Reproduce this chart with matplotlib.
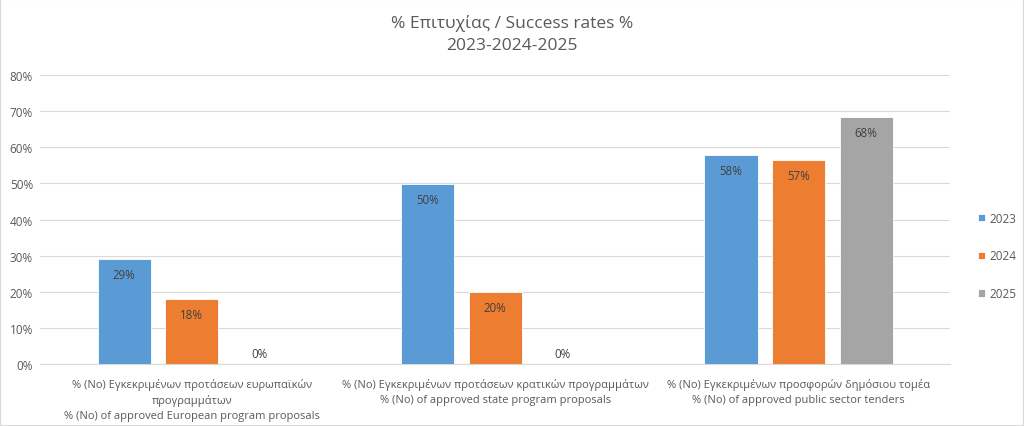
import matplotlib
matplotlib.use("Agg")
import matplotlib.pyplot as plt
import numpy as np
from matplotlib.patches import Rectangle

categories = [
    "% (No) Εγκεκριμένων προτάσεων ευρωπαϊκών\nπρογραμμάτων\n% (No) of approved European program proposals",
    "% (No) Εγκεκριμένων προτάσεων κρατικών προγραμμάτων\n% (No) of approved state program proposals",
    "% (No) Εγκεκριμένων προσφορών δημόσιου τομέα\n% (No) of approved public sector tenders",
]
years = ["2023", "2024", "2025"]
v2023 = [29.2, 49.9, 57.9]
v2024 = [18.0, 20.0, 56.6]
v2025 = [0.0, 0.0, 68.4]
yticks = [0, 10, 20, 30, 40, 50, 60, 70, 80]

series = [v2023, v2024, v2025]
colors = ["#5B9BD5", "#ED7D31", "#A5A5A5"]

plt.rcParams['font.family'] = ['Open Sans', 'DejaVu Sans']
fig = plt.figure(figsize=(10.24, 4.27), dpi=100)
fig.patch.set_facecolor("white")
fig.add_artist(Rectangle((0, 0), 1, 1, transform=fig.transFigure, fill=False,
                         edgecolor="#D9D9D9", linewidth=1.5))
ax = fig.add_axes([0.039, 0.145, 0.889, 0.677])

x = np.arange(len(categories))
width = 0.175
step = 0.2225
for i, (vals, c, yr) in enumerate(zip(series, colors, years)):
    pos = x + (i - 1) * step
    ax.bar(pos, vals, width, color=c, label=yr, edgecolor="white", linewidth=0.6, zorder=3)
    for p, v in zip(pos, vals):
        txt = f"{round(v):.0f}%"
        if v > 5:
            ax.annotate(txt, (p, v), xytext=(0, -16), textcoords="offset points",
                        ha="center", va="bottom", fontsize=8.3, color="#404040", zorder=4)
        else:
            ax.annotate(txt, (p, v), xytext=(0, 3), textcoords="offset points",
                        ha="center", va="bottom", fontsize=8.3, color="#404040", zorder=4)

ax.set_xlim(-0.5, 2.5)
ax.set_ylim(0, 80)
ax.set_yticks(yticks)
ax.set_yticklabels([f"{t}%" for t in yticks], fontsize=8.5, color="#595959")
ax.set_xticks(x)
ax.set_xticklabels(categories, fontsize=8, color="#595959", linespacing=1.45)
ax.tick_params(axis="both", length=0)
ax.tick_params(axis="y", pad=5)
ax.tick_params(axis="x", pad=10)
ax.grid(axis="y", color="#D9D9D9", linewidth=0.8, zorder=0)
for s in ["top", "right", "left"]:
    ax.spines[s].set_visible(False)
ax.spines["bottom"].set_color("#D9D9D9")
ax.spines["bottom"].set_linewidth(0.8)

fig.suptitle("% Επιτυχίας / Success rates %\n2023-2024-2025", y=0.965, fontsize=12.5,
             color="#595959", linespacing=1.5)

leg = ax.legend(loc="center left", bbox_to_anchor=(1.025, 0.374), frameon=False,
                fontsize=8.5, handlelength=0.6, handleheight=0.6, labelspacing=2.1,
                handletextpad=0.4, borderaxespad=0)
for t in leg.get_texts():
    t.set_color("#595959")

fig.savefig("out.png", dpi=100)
☆ ☆ ☆ ☆ ☆ ☆ ☆
— Task brief —
All of the data needs repeating exactly, but the pictures do not.

— Response below —
Reproduce this chart with matplotlib.
import matplotlib
matplotlib.use("Agg")
import matplotlib.pyplot as plt
import numpy as np
from matplotlib.patches import Rectangle

categories = [
    "% (No) Εγκεκριμένων προτάσεων ευρωπαϊκών\nπρογραμμάτων\n% (No) of approved European program proposals",
    "% (No) Εγκεκριμένων προτάσεων κρατικών προγραμμάτων\n% (No) of approved state program proposals",
    "% (No) Εγκεκριμένων προσφορών δημόσιου τομέα\n% (No) of approved public sector tenders",
]
years = ["2023", "2024", "2025"]
v2023 = [29.2, 49.9, 57.9]
v2024 = [18.0, 20.0, 56.6]
v2025 = [0.0, 0.0, 68.4]
yticks = [0, 10, 20, 30, 40, 50, 60, 70, 80]

series = [v2023, v2024, v2025]
colors = ["#5B9BD5", "#ED7D31", "#A5A5A5"]

plt.rcParams['font.family'] = ['Open Sans', 'DejaVu Sans']
fig = plt.figure(figsize=(10.24, 4.27), dpi=100)
fig.patch.set_facecolor("white")
fig.add_artist(Rectangle((0, 0), 1, 1, transform=fig.transFigure, fill=False,
                         edgecolor="#D9D9D9", linewidth=1.5))
ax = fig.add_axes([0.039, 0.145, 0.889, 0.677])

x = np.arange(len(categories))
width = 0.175
step = 0.2225
for i, (vals, c, yr) in enumerate(zip(series, colors, years)):
    pos = x + (i - 1) * step
    ax.bar(pos, vals, width, color=c, label=yr, edgecolor="white", linewidth=0.6, zorder=3)
    for p, v in zip(pos, vals):
        txt = f"{round(v):.0f}%"
        if v > 5:
            ax.annotate(txt, (p, v), xytext=(0, -16), textcoords="offset points",
                        ha="center", va="bottom", fontsize=8.3, color="#404040", zorder=4)
        else:
            ax.annotate(txt, (p, v), xytext=(0, 3), textcoords="offset points",
                        ha="center", va="bottom", fontsize=8.3, color="#404040", zorder=4)

ax.set_xlim(-0.5, 2.5)
ax.set_ylim(0, 80)
ax.set_yticks(yticks)
ax.set_yticklabels([f"{t}%" for t in yticks], fontsize=8.5, color="#595959")
ax.set_xticks(x)
ax.set_xticklabels(categories, fontsize=8, color="#595959", linespacing=1.45)
ax.tick_params(axis="both", length=0)
ax.tick_params(axis="y", pad=5)
ax.tick_params(axis="x", pad=10)
ax.grid(axis="y", color="#D9D9D9", linewidth=0.8, zorder=0)
for s in ["top", "right", "left"]:
    ax.spines[s].set_visible(False)
ax.spines["bottom"].set_color("#D9D9D9")
ax.spines["bottom"].set_linewidth(0.8)

fig.suptitle("% Επιτυχίας / Success rates %\n2023-2024-2025", y=0.965, fontsize=12.5,
             color="#595959", linespacing=1.5)

leg = ax.legend(loc="center left", bbox_to_anchor=(1.025, 0.374), frameon=False,
                fontsize=8.5, handlelength=0.6, handleheight=0.6, labelspacing=2.1,
                handletextpad=0.4, borderaxespad=0)
for t in leg.get_texts():
    t.set_color("#595959")

fig.savefig("out.png", dpi=100)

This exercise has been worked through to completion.